A ideia de acolher imigrantes ou mesmo refugiados e louvável. Só que impressiona ver os nossos jovens, também com tanto talento e capacidades, graças à formação superior na qual o Estado gastou tanto dinheiro, terem de emigrar e procurar uma vida mais digna e humana. A questão do primeiro emprego, sobretudo após o curso universitário, é um problema para muitos jovens. Sem segurança laboral e realização pessoal, como é possível apelar ao casamento, ao aumento da natalidade e ao contributo para o progresso económico e social? A juventude necessita de um espaço onde se possa desenvolver e enriquecer o país.
Ouvíamos S. Paulo alertar os cristãos para o dever de amar as pessoas e as causas não só com palavras mas também com obras. A maternidade e a paternidade necessitam de ser verdadeiramente acarinhadas. Só assim as dificuldades serão ultrapassadas e não ficaremos reféns da lógica dos dados estatísticos. Defender a parentalidade é defender o futuro da nossa sociedade.

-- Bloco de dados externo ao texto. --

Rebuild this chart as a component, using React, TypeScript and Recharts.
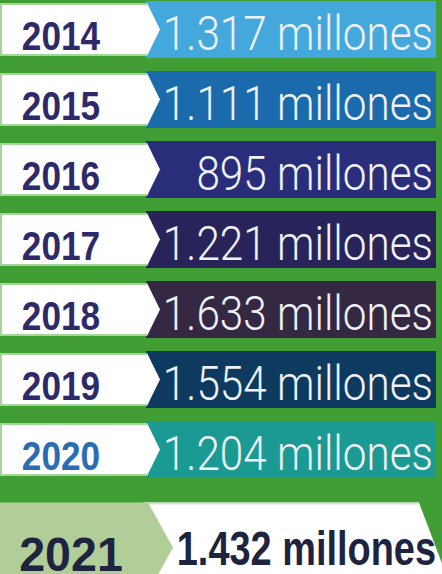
import { BarChart, Bar, XAxis, YAxis } from "recharts";

const years = ["2014", "2015", "2016", "2017", "2018", "2019", "2020", "2021"];
const values = [1317, 1111, 895, 1221, 1633, 1554, 1204, 1432];
const valueLabels = [
  "1.317 millones",
  "1.111 millones",
  "895 millones",
  "1.221 millones",
  "1.633 millones",
  "1.554 millones",
  "1.204 millones",
  "1.432 millones",
];

const boxColors = ["#45a8dc", "#1a6aac", "#2a2e7a", "#28245a", "#352843", "#0f3a5f", "#1a9a92"];
const yearColors = ["#2e2a6a", "#2e2a6a", "#2e2a6a", "#2e2a6a", "#2e2a6a", "#2e2a6a", "#2a6db5"];

const data = years.map((year, i) => ({ year, value: values[i], label: valueLabels[i] }));

const font = "'Liberation Sans', Arial, sans-serif";
const lightFont = "Roboto, 'Liberation Sans', sans-serif";

function RowShape(props: any) {
  const { y, height, index, payload } = props;
  const top = y;
  const bottom = y + height;
  const mid = y + height / 2;

  if (index === years.length - 1) {
    const t = mid - 17;
    return (
      <g>
        <polygon
          points={`143,${t} 419,${t} 442,${t + 61} 442,${t + 120} 143,${t + 120}`}
          fill="#ffffff"
        />
        <line x1={143} y1={t + 1} x2={419} y2={t + 1} stroke="#cfe6c8" strokeWidth={2} />
        <polygon
          points={`0,${t} 148,${t} 173,${t + 45} 148,${t + 90} 0,${t + 90}`}
          fill="#b1cd98"
        />
        <text
          transform={`translate(71 ${t + 68}) scale(0.95 1)`}
          textAnchor="middle"
          fontFamily={font}
          fontWeight={700}
          fontSize={49}
          fill="#1e2440"
        >
          {payload.year}
        </text>
        <text
          transform={`translate(436 ${t + 62}) scale(0.79 1)`}
          textAnchor="end"
          fontFamily={font}
          fontWeight={700}
          fontSize={48}
          fill="#1e2440"
        >
          {payload.label}
        </text>
      </g>
    );
  }

  return (
    <g>
      <rect x={146} y={top} width={290} height={height} fill={boxColors[index]} />
      <polygon
        points={`0,${top + 2} 147,${top + 2} 160,${mid} 147,${bottom - 2} 0,${bottom - 2}`}
        fill="#ffffff"
      />
      <polyline
        points={`147,${top + 3} 1,${top + 3} 1,${bottom - 3} 147,${bottom - 3}`}
        fill="none"
        stroke="#a6d59a"
        strokeWidth={2}
      />
      <text
        transform={`translate(61 ${mid + 20}) scale(0.88 1)`}
        textAnchor="middle"
        fontFamily={font}
        fontWeight={700}
        fontSize={40}
        fill={yearColors[index]}
      >
        {payload.year}
      </text>
      <text
        transform={`translate(433 ${mid + 20}) scale(0.88 1)`}
        textAnchor="end"
        fontFamily={lightFont}
        fontWeight={300}
        fontSize={48}
        fill="#eef2f8"
      >
        {payload.label}
      </text>
    </g>
  );
}

export default function App() {
  return (
    <div
      style={{
        position: "fixed",
        left: 0,
        top: 0,
        width: 442,
        height: 574,
        overflow: "hidden",
        background: "#419e35",
      }}
    >
      <div style={{ position: "absolute", left: 0, top: -6 }}>
        <BarChart
          width={442}
          height={620}
          data={data}
          layout="vertical"
          margin={{ top: 0, right: 0, bottom: 60, left: 0 }}
        >
          <XAxis type="number" hide domain={[0, "dataMax"]} />
          <YAxis type="category" dataKey="year" hide />
          <Bar dataKey="value" barSize={57} shape={RowShape} isAnimationActive={false} />
        </BarChart>
      </div>
    </div>
  );
}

É precisamente do futuro que hoje falamos. Nesta eucaristia estão presentes 35 casais que se preparam para o matrimónio. Louvo a coragem de pararem para reflectir sobre o vosso noivado, a vida em conjunto, os sonhos e o futuro. O matrimónio é um passo sério e um sinal de maturidade humana e cristã. Tiveram oportunidade de conversar com casais na mesma situação mas sobretudo de aprender com a experiência dos casais mais velhos. Auguro que esta tenha sido uma oportunidade para criarem laços de amizade e saberem que podem contar sempre com o apoio da Igreja. A preparação para o matrimónio é apenas o arranque de uma longa caminhada rumo à felicidade e constituição de uma família. Tereis muitas alegrias mas também muitos desafios. Sabei que estaremos sempre cá para vos apoiar.
Às mulheres grávidas aqui presentes gostaria de sublinhar o que Evangelho de hoje nos recorda. A vida do crente assemelha-se à alegria do enxerto. Cristo é a videira e nela está a força e a coragem para nada temer na hora do parto, assim como nos desafios que o primeiro filho ou, o que seria de augurar, o segundo ou terceiro poderá trazer aos pais. Permitindo que a vida esteja enxertada em Cristo nada tememos e deixamo-nos possuir por uma forte esperança que nos assegura que a vitória não é da noite mas da aurora. As sombras poderão ser muitas e densas. A fé afasta o medo e permite que encaremos o futuro com um optimismo que vence todas as dificuldades.
O parto para Maria não foi fácil! Não teve lugar nas estalagens, assim como hoje parece não haver para muitos filhos. Mas que melhor lar do que os braços de uma mãe e de um pai? Esta é o verdadeiro lar de um criança.
Caríssimas mulheres grávidas, que Maria, a Senhora do Ó, a Senhora da Esperança, vos abençoe e esteja convosco para viverdes este momento de emoções e de sentimentos de beleza ímpar.